Hi CentOS team,
By the RPM spec files, (https://gitlab.com/redhat/centos-stream/rpms/systemd/-/blob/c9s/systemd.spec...), FIDO2 support is disabled in systemd. FIDO2 support is very useful for automatic decryption of LUKS partitions with systemd-cryptsetup. This would allow for external security keys (such as a Yubikey) to decrypt drives with no user interaction. Currently, the current systemd configuration supports only TPM and GPG. In older devices that don't support TPM, the only option for no-interaction FDE decryption is to use GPG (which still requires a key access password to be remotely secure).

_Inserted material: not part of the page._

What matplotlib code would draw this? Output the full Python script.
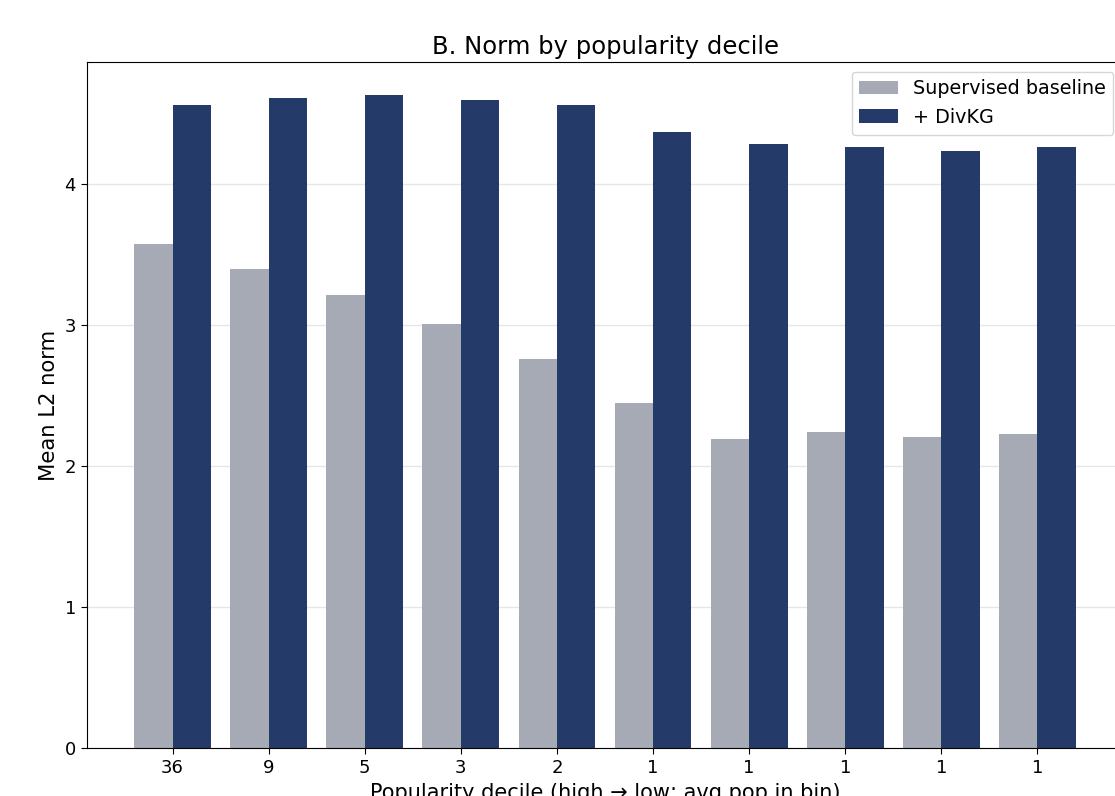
import matplotlib
matplotlib.use("Agg")
import matplotlib.pyplot as plt
import numpy as np

tick_labels = ["36", "9", "5", "3", "2", "1", "1", "1", "1", "1"]
baseline = [3.574, 3.397, 3.213, 3.007, 2.759, 2.447, 2.191, 2.241, 2.206, 2.227]
divkg = [4.560, 4.610, 4.631, 4.596, 4.560, 4.369, 4.284, 4.262, 4.234, 4.262]

fig = plt.figure(figsize=(11.15, 7.96), dpi=100)
ax = fig.add_axes([87 / 1115, 48 / 796, (1123 - 87) / 1115, (748 - 62) / 796])

x = np.arange(len(tick_labels))
w = 0.4
ax.bar(x - w / 2, baseline, w, color="#a6aab4", label="Supervised baseline", zorder=2)
ax.bar(x + w / 2, divkg, w, color="#243b6a", label="+ DivKG", zorder=2)

ax.set_xticks(x)
ax.set_xticklabels(tick_labels)
ax.tick_params(labelsize=13, length=4.5)
ax.yaxis.grid(True, color="#e6e6e6", linewidth=1.0, zorder=0)
ax.set_axisbelow(True)
ax.set_ylabel("Mean L2 norm", fontsize=15.2)
ax.set_xlabel("Popularity decile (high \u2192 low; avg pop in bin)", fontsize=15)
ax.set_title("B. Norm by popularity decile", fontsize=17.5)
ax.legend(loc="upper right", fontsize=13.8)

fig.savefig("out.png", dpi=100)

As far as I can tell, there is no barrier to enable FIDO2 support. Please let me know if I am mistaken.
Thanks, Ersei
On Fri, Jan 20, 2023 at 3:00 PM Ersei Saggi via CentOS-devel centos-devel@centos.org wrote:
Hi CentOS team,
By the RPM spec files, (https://gitlab.com/redhat/centos-stream/rpms/systemd/-/blob/c9s/systemd.spec...), FIDO2 support is disabled in systemd. FIDO2 support is very useful for automatic decryption of LUKS partitions with systemd-cryptsetup. This would allow for external security keys (such as a Yubikey) to decrypt drives with no user interaction. Currently, the current systemd configuration supports only TPM and GPG. In older devices that don't support TPM, the only option for no-interaction FDE decryption is to use GPG (which still requires a key access password to be remotely secure).
As far as I can tell, there is no barrier to enable FIDO2 support. Please let me know if I am mistaken.
The barrier is that Red Hat would need to validate and support FIDO2 in Red Hat Enterprise Linux as CentOS Stream is the upstream of RHEL. I believe some teams are looking into this, but I'm not sure what the progress is.